■ AIM OF THE EXERCISE
Search the data below for the word "page" and copy each line that holds it.

MATERIAL FOR THE TASK start

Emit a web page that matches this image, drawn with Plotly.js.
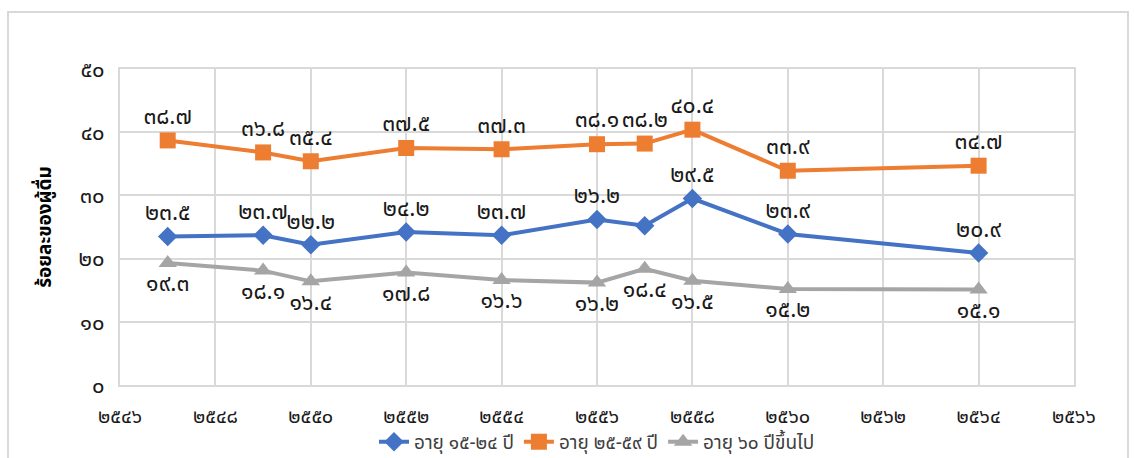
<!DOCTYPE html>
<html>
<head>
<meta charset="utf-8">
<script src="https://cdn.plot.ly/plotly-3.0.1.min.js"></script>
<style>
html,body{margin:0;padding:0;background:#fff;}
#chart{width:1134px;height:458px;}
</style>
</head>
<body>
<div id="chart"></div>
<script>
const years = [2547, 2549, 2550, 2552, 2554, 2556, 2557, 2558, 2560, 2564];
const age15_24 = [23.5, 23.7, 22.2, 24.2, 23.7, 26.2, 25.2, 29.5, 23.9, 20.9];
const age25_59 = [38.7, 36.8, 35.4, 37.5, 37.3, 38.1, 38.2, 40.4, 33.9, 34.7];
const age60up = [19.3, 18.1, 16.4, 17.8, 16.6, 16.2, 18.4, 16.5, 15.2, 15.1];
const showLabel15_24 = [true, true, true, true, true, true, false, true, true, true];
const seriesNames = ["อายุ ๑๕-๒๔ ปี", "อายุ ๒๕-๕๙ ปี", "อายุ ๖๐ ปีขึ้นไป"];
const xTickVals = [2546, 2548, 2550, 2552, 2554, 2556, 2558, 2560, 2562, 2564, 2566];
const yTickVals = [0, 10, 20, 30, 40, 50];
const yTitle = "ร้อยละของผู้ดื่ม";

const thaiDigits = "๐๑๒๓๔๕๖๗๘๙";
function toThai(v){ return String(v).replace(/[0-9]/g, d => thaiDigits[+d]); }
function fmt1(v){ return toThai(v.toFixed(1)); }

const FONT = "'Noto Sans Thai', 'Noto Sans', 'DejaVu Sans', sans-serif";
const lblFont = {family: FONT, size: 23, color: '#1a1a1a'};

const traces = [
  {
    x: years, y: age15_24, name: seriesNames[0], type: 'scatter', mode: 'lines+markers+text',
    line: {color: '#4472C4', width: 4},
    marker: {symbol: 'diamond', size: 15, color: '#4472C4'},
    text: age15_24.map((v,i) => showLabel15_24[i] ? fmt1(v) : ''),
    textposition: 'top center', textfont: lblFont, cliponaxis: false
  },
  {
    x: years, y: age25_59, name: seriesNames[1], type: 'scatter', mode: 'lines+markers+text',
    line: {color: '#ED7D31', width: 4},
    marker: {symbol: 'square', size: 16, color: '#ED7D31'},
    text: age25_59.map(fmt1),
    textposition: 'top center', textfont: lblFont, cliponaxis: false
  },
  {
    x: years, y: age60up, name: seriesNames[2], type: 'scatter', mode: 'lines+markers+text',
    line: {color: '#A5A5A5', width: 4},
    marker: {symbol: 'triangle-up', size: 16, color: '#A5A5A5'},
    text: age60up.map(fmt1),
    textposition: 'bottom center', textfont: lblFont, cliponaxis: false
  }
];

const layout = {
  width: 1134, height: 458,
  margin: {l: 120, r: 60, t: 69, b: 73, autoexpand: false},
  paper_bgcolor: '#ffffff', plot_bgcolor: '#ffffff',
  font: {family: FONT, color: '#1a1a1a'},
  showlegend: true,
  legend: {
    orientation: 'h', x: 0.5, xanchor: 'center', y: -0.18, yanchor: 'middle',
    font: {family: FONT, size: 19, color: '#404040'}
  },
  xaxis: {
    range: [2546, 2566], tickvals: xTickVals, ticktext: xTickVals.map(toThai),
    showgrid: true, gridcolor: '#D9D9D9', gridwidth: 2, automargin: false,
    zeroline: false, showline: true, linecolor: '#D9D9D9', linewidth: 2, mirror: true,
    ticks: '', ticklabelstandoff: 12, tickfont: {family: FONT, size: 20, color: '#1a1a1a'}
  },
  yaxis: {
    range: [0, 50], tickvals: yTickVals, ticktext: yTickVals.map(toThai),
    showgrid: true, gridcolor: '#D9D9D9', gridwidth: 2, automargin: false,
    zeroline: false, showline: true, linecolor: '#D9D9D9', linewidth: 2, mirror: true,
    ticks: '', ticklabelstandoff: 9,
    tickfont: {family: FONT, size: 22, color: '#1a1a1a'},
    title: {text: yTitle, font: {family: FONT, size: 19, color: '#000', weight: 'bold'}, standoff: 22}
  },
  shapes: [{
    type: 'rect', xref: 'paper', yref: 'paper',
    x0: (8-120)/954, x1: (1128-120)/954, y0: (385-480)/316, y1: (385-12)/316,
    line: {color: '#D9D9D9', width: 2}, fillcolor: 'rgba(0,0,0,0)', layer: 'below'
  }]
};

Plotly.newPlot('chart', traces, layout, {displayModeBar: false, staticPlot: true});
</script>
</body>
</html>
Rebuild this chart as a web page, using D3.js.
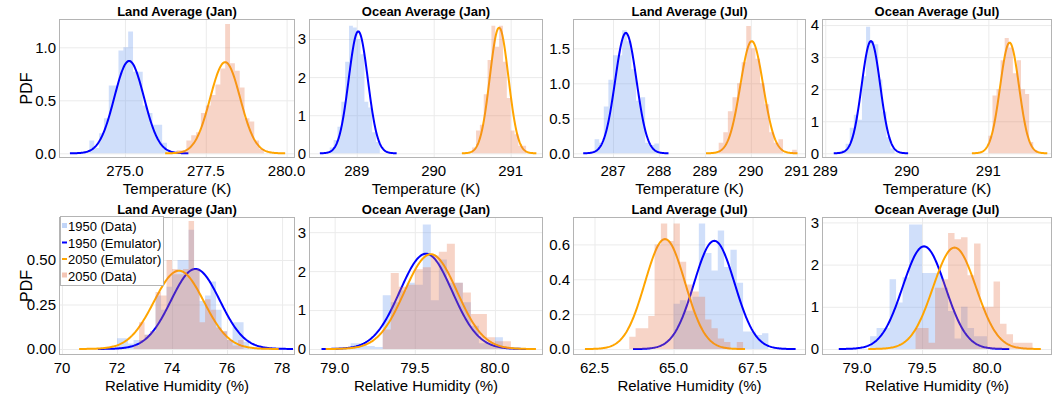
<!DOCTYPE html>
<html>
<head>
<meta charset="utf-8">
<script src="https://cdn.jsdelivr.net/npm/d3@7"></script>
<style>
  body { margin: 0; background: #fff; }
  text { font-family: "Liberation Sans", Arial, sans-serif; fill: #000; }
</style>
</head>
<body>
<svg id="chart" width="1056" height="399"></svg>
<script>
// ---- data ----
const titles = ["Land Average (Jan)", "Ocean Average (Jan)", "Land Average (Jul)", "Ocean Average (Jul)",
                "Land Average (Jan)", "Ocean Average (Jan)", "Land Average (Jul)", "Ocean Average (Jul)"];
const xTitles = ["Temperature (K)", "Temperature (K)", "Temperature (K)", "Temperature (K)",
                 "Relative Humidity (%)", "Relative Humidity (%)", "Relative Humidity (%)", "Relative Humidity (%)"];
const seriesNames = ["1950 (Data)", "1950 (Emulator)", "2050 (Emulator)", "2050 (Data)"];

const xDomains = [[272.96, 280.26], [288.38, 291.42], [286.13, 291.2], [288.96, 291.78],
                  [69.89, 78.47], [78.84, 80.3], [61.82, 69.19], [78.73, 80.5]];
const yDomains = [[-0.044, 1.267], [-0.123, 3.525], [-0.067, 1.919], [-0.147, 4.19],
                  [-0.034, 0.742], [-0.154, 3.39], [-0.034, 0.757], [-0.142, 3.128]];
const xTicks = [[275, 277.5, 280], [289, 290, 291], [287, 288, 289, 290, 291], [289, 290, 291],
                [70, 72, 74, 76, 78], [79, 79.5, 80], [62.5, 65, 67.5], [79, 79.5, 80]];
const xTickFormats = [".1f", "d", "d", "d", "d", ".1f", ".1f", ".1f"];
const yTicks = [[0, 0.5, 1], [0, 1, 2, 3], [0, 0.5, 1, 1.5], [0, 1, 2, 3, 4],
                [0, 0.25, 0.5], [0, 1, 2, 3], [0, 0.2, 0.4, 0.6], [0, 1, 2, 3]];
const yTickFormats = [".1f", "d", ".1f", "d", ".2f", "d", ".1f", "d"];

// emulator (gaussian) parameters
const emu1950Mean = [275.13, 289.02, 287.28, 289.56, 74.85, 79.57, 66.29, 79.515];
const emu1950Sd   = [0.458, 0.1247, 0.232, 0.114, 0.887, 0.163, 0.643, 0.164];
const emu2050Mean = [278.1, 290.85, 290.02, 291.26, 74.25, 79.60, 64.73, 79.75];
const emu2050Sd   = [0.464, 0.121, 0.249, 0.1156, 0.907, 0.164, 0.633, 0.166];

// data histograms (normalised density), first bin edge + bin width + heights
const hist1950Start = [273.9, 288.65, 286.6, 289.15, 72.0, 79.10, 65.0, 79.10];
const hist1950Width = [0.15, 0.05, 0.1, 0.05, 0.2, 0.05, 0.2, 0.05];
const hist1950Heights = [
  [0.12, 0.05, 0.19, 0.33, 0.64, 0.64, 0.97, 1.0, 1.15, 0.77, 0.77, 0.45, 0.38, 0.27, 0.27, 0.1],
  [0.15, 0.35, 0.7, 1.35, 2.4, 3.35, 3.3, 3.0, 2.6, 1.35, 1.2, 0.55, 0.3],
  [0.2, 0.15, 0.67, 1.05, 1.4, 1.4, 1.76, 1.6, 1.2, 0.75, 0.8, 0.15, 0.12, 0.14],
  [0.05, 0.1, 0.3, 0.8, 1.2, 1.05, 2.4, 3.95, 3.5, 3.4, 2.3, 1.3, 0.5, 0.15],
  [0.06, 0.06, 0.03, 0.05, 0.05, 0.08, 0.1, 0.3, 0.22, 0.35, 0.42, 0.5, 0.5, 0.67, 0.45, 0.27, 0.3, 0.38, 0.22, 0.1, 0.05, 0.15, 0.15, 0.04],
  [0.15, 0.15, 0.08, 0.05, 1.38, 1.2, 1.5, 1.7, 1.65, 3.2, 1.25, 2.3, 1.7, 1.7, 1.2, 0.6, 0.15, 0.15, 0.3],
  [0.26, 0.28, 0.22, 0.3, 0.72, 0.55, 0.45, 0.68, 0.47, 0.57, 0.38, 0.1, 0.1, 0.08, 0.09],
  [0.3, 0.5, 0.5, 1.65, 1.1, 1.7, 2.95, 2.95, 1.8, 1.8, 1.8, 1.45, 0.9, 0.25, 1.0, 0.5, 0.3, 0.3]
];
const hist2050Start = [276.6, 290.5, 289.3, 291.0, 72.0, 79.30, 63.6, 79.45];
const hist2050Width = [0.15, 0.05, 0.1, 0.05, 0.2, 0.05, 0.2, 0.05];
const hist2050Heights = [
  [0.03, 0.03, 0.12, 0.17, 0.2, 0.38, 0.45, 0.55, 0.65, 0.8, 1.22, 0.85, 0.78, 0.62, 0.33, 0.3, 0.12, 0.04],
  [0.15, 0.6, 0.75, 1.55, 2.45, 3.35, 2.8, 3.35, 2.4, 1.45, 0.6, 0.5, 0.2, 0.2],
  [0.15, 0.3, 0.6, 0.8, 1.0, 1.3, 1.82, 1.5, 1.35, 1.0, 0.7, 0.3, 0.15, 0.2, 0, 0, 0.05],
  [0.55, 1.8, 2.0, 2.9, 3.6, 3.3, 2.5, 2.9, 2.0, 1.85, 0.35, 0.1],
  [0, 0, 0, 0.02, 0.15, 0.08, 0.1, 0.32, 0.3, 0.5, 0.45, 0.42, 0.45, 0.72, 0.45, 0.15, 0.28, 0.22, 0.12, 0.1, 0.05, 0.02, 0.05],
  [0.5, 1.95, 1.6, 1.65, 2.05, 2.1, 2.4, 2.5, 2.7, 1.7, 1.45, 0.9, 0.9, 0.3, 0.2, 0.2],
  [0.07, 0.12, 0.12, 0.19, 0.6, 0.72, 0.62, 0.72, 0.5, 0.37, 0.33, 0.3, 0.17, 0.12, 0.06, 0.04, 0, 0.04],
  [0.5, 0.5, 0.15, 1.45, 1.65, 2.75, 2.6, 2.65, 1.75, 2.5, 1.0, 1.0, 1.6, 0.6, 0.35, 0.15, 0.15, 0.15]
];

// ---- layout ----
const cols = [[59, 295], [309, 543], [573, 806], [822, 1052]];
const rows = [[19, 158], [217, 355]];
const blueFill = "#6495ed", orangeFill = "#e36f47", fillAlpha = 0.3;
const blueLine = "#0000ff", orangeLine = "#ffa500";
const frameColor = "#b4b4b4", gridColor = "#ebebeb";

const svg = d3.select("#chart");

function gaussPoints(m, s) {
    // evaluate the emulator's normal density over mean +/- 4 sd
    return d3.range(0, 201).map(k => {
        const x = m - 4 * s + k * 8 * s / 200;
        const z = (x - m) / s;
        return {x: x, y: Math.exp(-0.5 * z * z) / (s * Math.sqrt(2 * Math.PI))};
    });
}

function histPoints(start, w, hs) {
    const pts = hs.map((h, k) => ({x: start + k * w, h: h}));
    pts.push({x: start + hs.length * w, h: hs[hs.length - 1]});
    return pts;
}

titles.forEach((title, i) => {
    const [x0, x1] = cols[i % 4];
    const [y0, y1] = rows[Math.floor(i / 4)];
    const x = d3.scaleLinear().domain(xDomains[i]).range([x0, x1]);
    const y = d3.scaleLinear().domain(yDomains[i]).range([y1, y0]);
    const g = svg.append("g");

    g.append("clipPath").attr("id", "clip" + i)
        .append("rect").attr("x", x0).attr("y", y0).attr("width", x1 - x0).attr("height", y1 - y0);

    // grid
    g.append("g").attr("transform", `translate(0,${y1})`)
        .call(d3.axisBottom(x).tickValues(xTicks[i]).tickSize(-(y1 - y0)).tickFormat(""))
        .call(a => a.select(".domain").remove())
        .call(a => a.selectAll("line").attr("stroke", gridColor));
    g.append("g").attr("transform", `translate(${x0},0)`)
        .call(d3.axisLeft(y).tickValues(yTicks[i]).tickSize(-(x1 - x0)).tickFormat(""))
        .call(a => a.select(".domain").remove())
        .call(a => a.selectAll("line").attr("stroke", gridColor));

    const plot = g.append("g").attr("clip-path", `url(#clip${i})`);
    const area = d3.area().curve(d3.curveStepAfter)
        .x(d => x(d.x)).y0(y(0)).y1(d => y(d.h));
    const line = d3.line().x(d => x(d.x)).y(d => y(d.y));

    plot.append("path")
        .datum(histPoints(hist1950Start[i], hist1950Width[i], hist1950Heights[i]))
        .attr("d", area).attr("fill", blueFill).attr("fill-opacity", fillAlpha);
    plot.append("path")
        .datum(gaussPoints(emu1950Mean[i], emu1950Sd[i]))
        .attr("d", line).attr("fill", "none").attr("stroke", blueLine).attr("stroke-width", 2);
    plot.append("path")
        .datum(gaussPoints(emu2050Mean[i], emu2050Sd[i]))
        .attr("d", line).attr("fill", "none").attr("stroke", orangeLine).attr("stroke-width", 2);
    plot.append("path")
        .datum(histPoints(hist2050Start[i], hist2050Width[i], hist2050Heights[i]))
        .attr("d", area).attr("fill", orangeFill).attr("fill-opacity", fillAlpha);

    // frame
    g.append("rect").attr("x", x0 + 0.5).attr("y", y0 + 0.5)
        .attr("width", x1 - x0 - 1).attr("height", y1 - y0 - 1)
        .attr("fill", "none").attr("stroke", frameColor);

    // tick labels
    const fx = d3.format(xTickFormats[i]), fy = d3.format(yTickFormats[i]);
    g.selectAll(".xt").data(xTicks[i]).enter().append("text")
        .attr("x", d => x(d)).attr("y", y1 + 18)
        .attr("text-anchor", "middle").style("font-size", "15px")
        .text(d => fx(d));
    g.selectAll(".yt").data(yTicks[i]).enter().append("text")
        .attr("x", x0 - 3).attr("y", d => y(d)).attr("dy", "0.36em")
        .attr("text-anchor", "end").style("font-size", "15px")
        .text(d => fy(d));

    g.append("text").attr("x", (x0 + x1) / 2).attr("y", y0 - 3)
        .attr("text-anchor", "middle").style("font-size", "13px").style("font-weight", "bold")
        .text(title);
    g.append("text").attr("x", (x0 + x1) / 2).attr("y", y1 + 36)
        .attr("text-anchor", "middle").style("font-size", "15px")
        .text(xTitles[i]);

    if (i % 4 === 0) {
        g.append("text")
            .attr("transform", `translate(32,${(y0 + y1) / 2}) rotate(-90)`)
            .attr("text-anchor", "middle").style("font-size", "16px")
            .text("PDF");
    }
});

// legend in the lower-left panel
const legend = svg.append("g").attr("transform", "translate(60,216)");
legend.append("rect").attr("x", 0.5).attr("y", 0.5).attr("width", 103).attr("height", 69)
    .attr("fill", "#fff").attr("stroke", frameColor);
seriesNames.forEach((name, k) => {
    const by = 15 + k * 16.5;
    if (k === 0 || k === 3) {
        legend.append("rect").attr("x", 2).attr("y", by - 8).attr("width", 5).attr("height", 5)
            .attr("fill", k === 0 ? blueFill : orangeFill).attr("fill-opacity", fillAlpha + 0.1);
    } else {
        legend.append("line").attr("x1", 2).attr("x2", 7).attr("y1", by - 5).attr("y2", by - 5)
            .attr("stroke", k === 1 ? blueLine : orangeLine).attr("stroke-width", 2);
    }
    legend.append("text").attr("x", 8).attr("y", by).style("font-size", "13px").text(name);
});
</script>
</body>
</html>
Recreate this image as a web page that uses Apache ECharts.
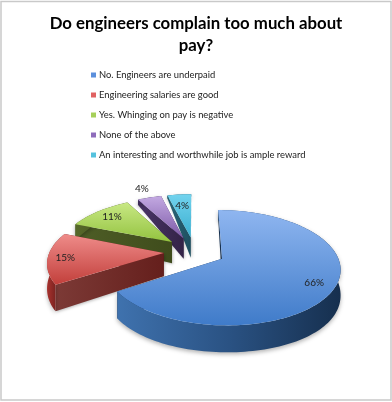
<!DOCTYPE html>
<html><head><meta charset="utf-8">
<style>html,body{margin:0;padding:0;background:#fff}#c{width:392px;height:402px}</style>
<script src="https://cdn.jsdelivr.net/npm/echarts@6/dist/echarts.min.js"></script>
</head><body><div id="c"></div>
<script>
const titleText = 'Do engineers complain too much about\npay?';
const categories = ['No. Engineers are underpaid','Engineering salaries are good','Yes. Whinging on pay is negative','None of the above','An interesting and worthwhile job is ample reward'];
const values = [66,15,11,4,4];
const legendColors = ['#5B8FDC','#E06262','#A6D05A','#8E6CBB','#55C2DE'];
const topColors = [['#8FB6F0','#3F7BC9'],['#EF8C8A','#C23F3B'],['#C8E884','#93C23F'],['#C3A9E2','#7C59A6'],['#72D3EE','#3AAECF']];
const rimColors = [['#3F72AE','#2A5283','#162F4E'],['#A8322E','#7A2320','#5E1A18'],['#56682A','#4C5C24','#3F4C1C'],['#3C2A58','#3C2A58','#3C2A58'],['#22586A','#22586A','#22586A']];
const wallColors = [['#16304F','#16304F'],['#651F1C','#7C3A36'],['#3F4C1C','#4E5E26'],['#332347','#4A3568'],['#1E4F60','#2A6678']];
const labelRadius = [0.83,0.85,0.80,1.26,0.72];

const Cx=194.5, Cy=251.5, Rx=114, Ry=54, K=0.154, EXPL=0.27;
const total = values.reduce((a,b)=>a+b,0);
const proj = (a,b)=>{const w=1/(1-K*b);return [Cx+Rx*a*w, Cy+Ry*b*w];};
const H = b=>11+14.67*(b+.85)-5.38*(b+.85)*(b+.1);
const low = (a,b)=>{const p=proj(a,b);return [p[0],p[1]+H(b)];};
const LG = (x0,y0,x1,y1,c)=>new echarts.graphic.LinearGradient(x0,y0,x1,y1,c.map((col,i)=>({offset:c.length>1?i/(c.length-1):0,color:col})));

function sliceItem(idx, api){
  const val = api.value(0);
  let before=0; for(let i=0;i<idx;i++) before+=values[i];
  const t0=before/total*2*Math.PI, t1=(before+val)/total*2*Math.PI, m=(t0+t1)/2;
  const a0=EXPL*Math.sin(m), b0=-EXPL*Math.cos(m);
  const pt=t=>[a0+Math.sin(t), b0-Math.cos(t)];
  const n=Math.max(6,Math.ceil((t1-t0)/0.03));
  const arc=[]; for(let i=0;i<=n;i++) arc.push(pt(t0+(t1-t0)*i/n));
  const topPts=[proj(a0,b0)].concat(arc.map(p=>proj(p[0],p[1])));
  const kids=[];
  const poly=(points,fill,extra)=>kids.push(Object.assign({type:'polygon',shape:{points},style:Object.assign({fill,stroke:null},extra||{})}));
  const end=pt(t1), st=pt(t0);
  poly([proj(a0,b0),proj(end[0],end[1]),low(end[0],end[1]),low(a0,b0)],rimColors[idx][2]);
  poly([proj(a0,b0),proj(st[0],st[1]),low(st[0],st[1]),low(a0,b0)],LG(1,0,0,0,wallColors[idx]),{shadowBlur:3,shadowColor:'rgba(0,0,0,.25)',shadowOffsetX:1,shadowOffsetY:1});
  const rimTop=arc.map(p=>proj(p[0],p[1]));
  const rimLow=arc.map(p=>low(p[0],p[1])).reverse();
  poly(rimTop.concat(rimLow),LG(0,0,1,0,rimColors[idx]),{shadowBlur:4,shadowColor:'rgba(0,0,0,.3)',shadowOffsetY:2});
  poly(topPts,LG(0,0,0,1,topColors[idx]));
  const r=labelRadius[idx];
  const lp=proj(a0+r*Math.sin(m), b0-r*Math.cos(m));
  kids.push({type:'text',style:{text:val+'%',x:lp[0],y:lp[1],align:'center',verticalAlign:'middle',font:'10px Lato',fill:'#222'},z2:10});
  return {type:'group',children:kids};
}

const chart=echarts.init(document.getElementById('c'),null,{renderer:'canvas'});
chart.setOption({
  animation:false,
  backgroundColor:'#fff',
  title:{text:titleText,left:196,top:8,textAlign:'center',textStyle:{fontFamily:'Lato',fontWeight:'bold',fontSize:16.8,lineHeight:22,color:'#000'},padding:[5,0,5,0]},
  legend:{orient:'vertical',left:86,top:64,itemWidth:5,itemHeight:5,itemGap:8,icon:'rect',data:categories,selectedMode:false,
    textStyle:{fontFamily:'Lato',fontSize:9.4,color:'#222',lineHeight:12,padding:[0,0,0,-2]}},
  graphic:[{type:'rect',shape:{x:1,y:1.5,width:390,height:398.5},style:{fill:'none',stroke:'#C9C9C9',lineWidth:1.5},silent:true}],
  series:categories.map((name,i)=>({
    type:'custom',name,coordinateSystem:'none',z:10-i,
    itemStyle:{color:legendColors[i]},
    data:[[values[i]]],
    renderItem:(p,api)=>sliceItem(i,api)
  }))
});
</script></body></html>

MATERIAL FOR THE TASK end

■ EXERCISE SOLUTION
Emit a web page that matches this image, drawn with Plotly.js.
Rebuild this chart as a web page, using D3.js.
Recreate this image as a web page that uses Apache ECharts.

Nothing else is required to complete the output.